Sobre as condições físicas e psicológicas em que chegam a Portugal, Rosário Farmhouse explicou que “depende muito de cada caso e da zona de onde vem da Ucrânia, houve crianças que conseguiram fugir de cidades que ainda não estavam a ser bombardeadas, portanto preventivamente, outras fugiram já debaixo de bombardeamento e isso traz diferenças naquilo que podem ser as marcas”.

As características pessoais de cada uma também pesam: “há crianças que expressam mais facilmente alguns traumas, outras aparentemente não e, depois, podem vir mais tarde a refletir esses traumas”.

“O que temos sentido nos contactos que temos tido? Os adultos têm mais dificuldade do que as crianças, os adultos precisam de mais tempo, as crianças ainda por cima se estiveram em contacto com outras crianças mais facilmente se integram e aparentemente parece que já nem se recordam muito bem do que é que se passou por lá”, contou a presidente da Comissão Nacional.

Apesar disso, exemplificou que ao ouvir a sirene dos bombeiros ou a ver um avião a passar baixo podem “criar comportamentos de susto ou trauma”.

Os adultos vindos da Ucrânia precisam de mais tempo, porque também têm mais noção da realidade e do que pode estar em jogo, “de poderem voltar ou poderem nunca voltar” ao país de origem, enquanto “as crianças, muitas delas, reagem como se tivessem vindo de férias ou às vezes a informação que também lhes chega, através dos pais, é um bocadinho: ‘agora vamos para ali depois já voltamos”, portanto não têm tanta noção do impacto que a vinda para cá pode ter nas vidas delas”, explicou.

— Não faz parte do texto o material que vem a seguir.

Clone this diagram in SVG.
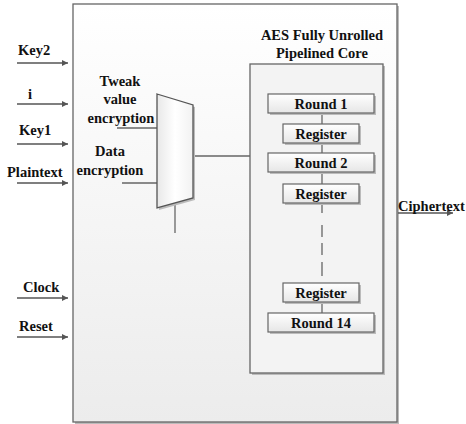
<svg xmlns="http://www.w3.org/2000/svg" width="466" height="424" viewBox="0 0 466 424">
<defs>
<linearGradient id="gBig" x1="0" y1="0" x2="0" y2="1"><stop offset="0" stop-color="#ffffff"/><stop offset="1" stop-color="#ececec"/></linearGradient>
<linearGradient id="gBox" x1="0" y1="0" x2="0" y2="1"><stop offset="0" stop-color="#ffffff"/><stop offset="1" stop-color="#e6e6e6"/></linearGradient>
<linearGradient id="gMux" x1="0" y1="0" x2="1" y2="0"><stop offset="0" stop-color="#e8e8e8"/><stop offset="0.5" stop-color="#ffffff"/><stop offset="1" stop-color="#f2f2f2"/></linearGradient>
<marker id="arr" viewBox="0 0 10 10" refX="10" refY="5" markerWidth="6" markerHeight="6" markerUnits="userSpaceOnUse" orient="auto"><path d="M0,0 L10,5 L0,10 z" fill="#555"/></marker>
</defs>
<style>
text{font-family:'Liberation Serif','Times New Roman',Times,serif;font-weight:700;font-size:14.5px;fill:#111}
.ln{stroke:#666;stroke-width:1.3;fill:none}
.bx{fill:url(#gBox);stroke:#666;stroke-width:1.2}
.sh{fill:#bbb}
.in{stroke:#555;stroke-width:1.3;fill:none;marker-end:url(#arr)}
</style>
<rect width="466" height="424" fill="#ffffff"/>
<g id="main">
<rect x="75" y="6" width="324" height="418" class="sh"/>
<rect x="73" y="4" width="324" height="418" fill="url(#gBig)" stroke="#666" stroke-width="1.3"/>
</g>
<g id="core">
<rect x="252" y="66" width="133" height="309" class="sh"/>
<rect x="250" y="64" width="133" height="309" fill="#f3f3f3" stroke="#666" stroke-width="1.3"/>
<text x="322" y="40" text-anchor="middle">AES Fully Unrolled</text>
<text x="322" y="58" text-anchor="middle">Pipelined Core</text>
</g>
<g id="connectors">
<line class="ln" x1="322" y1="113" x2="322" y2="124"/>
<line class="ln" x1="322" y1="143" x2="322" y2="153"/>
<line class="ln" x1="322" y1="173" x2="322" y2="184"/>
<path class="ln" stroke="#555" d="M322,203 V213 M322,225 V237 M322,243 V255 M322,262 V276"/>
<line class="ln" x1="322" y1="303" x2="322" y2="313"/>
<line class="ln" x1="193" y1="156" x2="250" y2="156"/>
<line class="ln" x1="117" y1="128" x2="157" y2="128"/>
<line class="ln" x1="122" y1="183" x2="157" y2="183"/>
<line class="ln" x1="175" y1="205" x2="175" y2="233"/>
<line class="in" x1="17" y1="63" x2="68" y2="63"/>
<line class="in" x1="17" y1="104" x2="68" y2="104"/>
<line class="in" x1="17" y1="144" x2="68" y2="144"/>
<line class="in" x1="17" y1="183" x2="68" y2="183"/>
<line class="in" x1="17" y1="298" x2="68" y2="298"/>
<line class="in" x1="17" y1="337" x2="68" y2="337"/>
<line class="in" x1="398" y1="213" x2="453" y2="213"/>
</g>
<g id="mux">
<polygon points="159,96 195,107 195,200 159,210" class="sh"/>
<polygon points="157,94 193,105 193,198 157,208" fill="url(#gMux)" stroke="#555" stroke-width="1.3"/>
</g>
<g id="round1"><rect x="270" y="96" width="106" height="19" class="sh"/><rect x="268" y="94" width="106" height="19" class="bx"/><text x="321" y="109" text-anchor="middle">Round 1</text></g>
<g id="reg1"><rect x="285" y="126" width="76" height="19" class="sh"/><rect x="283" y="124" width="76" height="19" class="bx"/><text x="321" y="139" text-anchor="middle">Register</text></g>
<g id="round2"><rect x="270" y="155" width="106" height="19" class="sh"/><rect x="268" y="153" width="106" height="19" class="bx"/><text x="321" y="168" text-anchor="middle">Round 2</text></g>
<g id="reg2"><rect x="285" y="186" width="76" height="19" class="sh"/><rect x="283" y="184" width="76" height="19" class="bx"/><text x="321" y="199" text-anchor="middle">Register</text></g>
<g id="reg3"><rect x="285" y="285" width="76" height="19" class="sh"/><rect x="283" y="283" width="76" height="19" class="bx"/><text x="321" y="298" text-anchor="middle">Register</text></g>
<g id="round14"><rect x="270" y="315" width="106" height="19" class="sh"/><rect x="268" y="313" width="106" height="19" class="bx"/><text x="321" y="328" text-anchor="middle">Round 14</text></g>
<g id="labels">
<text x="18" y="55">Key2</text>
<text x="28" y="99">i</text>
<text x="19" y="135">Key1</text>
<text x="7" y="177">Plaintext</text>
<text x="23" y="292">Clock</text>
<text x="19" y="331">Reset</text>
<text x="120" y="86" text-anchor="middle">Tweak</text>
<text x="120" y="104" text-anchor="middle">value</text>
<text x="121" y="123" text-anchor="middle">encryption</text>
<text x="110" y="156" text-anchor="middle">Data</text>
<text x="110" y="175" text-anchor="middle">encryption</text>
<text x="398" y="211">Ciphertext</text>
</g>
</svg>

Relativamente à integração destas crianças, Rosário Farmhouse realçou que as escolas têm indicação para apostar na língua portuguesa enquanto língua não materna, pelo que “estão a fazer todas um esforço” nesse sentido, em que algumas já tinham essa experiência, porque já têm muitos alunos estrangeiros, mas outras não.

Segundo Rosário Farmhouse, a Ordem dos Psicólogos está a tratar de criar um apoio aos psicólogos das escolas para a abordagem temas como a guerra, quer com as crianças que já cá residem, portuguesas ou residentes, quer com as crianças que chegam.

Esse apoio está a ser preparado tendo em consideração que as crianças vindas da Ucrânia só falam ucraniano ou russo e não falam inglês.

A responsável reconheceu que “não é tão fácil assim” o apoio destas crianças que possam vir a precisar de acompanhamento psicológico, porque é preciso alguém que possa traduzir.

“Está a ser previsto tudo isso, para uma integração melhor possível, portanto escola, saúde, a partir do momento em que têm proteção temporária têm logo acesso a todos os outros direitos e estamos a fazer todos os esforços para que seja uma integração plena, sabendo que é um fluxo muito rápido e que não é fácil de medir, nem saber quando é que chegam e quantos chegam, mas estão a ser feitos todos os esforços feitos para ter a melhor resposta”, sublinhou.

A Rússia lançou a 24 de fevereiro uma ofensiva militar na Ucrânia que já causou pelo menos 564 mortos e mais de 982 feridos entre a população civil e provocou a fuga de cerca de 4,5 milhões de pessoas, entre as quais 2,5 milhões para os países vizinhos, segundo os mais recentes dados da ONU.